Solutions to Mutual Exclusion


Three basic approaches are available for the implementation of mutual exclusion problem.
1.   Software Solution
2.   Hardware Solution
3.   As mutual exclusion primitives (Semaphore)
The software implementation depends on an arrangement of checks to ensure mutual exclusion. The correctness of the critical section implementation thus depends on the correctness of these checks, and it is hard to prove due to complexity of checks. This is a serious drawback in the development of large concurrent systems. However, the major advantage of the software approach is that no special hardware or software is required to implement a critical section.
Hardware solution use special hardware instructions implemented in the form of language constructs for process synchronization. Since the language constructs has well defined semantics which is enforced by the language compiler, construction of large concurrent systems becomes more practical.
A set of primitives for mutual exclusion (eg P and V primitives of Dijkstra) developed to overcome the complexity of software approach. These primitives could be implemented either in the form of busy-waiting (software solution or hardware solution) or as operating system services invoked by system calls.
Both hardware and solutions of critical section are implemented in the form of busy-waiting. In busy-waiting, a process is in a tight loop, checking a particular condition until it is allowed to enter its critical section. Thus, if busy waiting is employed, while a process is waiting for access to a critical section, it continuous to
consume processor time. This is highly undesirable in a multiprogramming environment because busy waiting wastes CPU cycles that some other process might be able to use productively.

Software Solution

The Dutch Mathematician Dekker is believed to have been the first to solve the mutual exclusion problem. Dekker’s solution in its original form works for only two processes and cannot be easily extended beyond that number. This restriction does not diminish the theoretical importance of Dekker’s solution but tends to limit its direct applicability.

Hardware Solution

A common hardware solution to the mutual exclusion problem is a machine instruction called TEST-AND-SET (testandset).

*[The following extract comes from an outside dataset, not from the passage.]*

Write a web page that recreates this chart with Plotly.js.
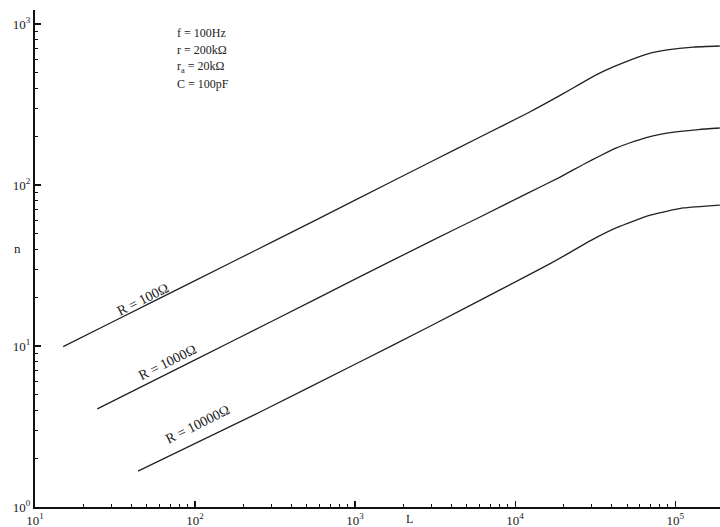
<!DOCTYPE html>
<html>
<head>
<meta charset="utf-8">
<script src="https://cdn.plot.ly/plotly-3.0.1.min.js"></script>
<style>html,body{margin:0;padding:0;background:#fff;}#chart{width:720px;height:527px;}</style>
</head>
<body>
<div id="chart"></div>
<script>
// Data (L on x, n on y)
const L_R100   = [15, 30, 100, 300, 1000, 3000, 6040, 12000, 19100, 25500, 33000, 41000, 52300, 66800, 89100, 129600, 190000];
const n_R100   = [9.9, 14, 25.5, 44, 80.5, 140, 198.7, 280, 360, 425, 490, 541, 597, 651, 690, 719, 730];
const L_R1000  = [24.5, 100, 300, 1000, 3000, 6040, 12000, 19100, 27000, 34000, 43000, 52300, 66000, 80500, 107500, 140000, 190000];
const n_R1000  = [4.07, 8.2, 14.2, 26, 45, 63.3, 89, 112, 135, 152, 170, 183, 197, 206, 215, 221, 226];
const L_R10000 = [44, 255, 1000, 3000, 8050, 16550, 21100, 29400, 43400, 69800, 112200, 190000];
const n_R10000 = [1.67, 3.89, 7.7, 13.4, 22.3, 32.5, 37.2, 45, 54.5, 65, 72, 75.1];
const seriesNames = ["R = 100Ω", "R = 1000Ω", "R = 10000Ω"];

const xTickVals = [10, 100, 1000, 10000, 100000];
const xTickText = ["10<sup>1</sup>", "10<sup>2</sup>", "10<sup>3</sup>", "10<sup>4</sup>", "10<sup>5</sup>"];
const yTickVals = [1, 10, 100, 1000];
const yTickText = ["10<sup>0</sup>", "10<sup>1</sup>", "10<sup>2</sup>", "10<sup>3</sup>"];
const paramLines = ["f = 100Hz", "r = 200kΩ", "r<sub>a</sub> = 20kΩ", "C = 100pF"];

function minorVals(lo, hi) {
  const v = [];
  for (let e = lo; e < hi; e++) for (let k = 2; k <= 9; k++) v.push(k * Math.pow(10, e));
  return v;
}

const lineStyle = {color: '#222', width: 1.3, shape: 'spline', smoothing: 0.5};
const traces = [
  {x: L_R100, y: n_R100, name: seriesNames[0]},
  {x: L_R1000, y: n_R1000, name: seriesNames[1]},
  {x: L_R10000, y: n_R10000, name: seriesNames[2]}
].map(t => Object.assign(t, {type: 'scatter', mode: 'lines', line: lineStyle, hoverinfo: 'skip'}));

const serif = 'Liberation Serif, DejaVu Serif, serif';
const labelPos = [[0.112, 0.418], [0.143, 0.244], [0.183, 0.115]];
const annotations = seriesNames.map((s, i) => ({
  text: s, xref: 'paper', yref: 'paper', x: labelPos[i][0], y: labelPos[i][1],
  showarrow: false, textangle: -26.6, font: {family: serif, size: 14, color: '#222'}
}));
paramLines.forEach((t, i) => annotations.push({
  text: t, xref: 'paper', yref: 'paper', x: 0.205, y: 0.954 - i * 0.0345,
  xanchor: 'left', yanchor: 'middle', showarrow: false,
  font: {family: serif, size: 12, color: '#222'}
}));
annotations.push({text: 'n', xref: 'paper', yref: 'paper', x: -0.034, y: 0.521,
  showarrow: false, font: {family: serif, size: 13, color: '#222'}});
annotations.push({text: 'L', xref: 'paper', yref: 'paper', x: 0.547, y: -0.024,
  showarrow: false, yanchor: 'middle', font: {family: serif, size: 12, color: '#222'}});

const layout = {
  width: 720, height: 527,
  margin: {l: 35, r: 0, t: 10, b: 20},
  paper_bgcolor: '#fff', plot_bgcolor: '#fff',
  showlegend: false,
  font: {family: serif, size: 12, color: '#222'},
  xaxis: {
    type: 'log', range: [1, 5.28], showgrid: false, zeroline: false,
    showline: true, linecolor: '#111', linewidth: 2,
    ticks: 'inside', ticklen: 6, tickwidth: 1.2, tickcolor: '#111',
    tickvals: xTickVals, ticktext: xTickText, ticklabelstandoff: 0,
    minor: {tickvals: minorVals(1, 6), ticks: 'inside', ticklen: 3, tickwidth: 1, tickcolor: '#111', showgrid: false},
    tickfont: {family: serif, size: 13, color: '#222'}
  },
  yaxis: {
    type: 'log', range: [0, 3.087], showgrid: false, zeroline: false,
    showline: true, linecolor: '#111', linewidth: 2,
    ticks: 'inside', ticklen: 6, tickwidth: 1.2, tickcolor: '#111',
    tickvals: yTickVals, ticktext: yTickText,
    minor: {tickvals: minorVals(0, 4), ticks: 'inside', ticklen: 3, tickwidth: 1, tickcolor: '#111', showgrid: false},
    tickfont: {family: serif, size: 13, color: '#222'}
  },
  annotations: annotations
};

Plotly.newPlot('chart', traces, layout, {staticPlot: true, displayModeBar: false});
</script>
</body>
</html>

As the name implies, this instruction combines the action of testing a variable and consequently setting it to a stipulated value. The testandset instruction performs both these tasks in a single integer machine instruction, which cannot be interrupted. The testandset operates on a single integer variable. If the variable has a value of zero, it replaces it with 1 and return false, otherwise its value is not changed and true is returned.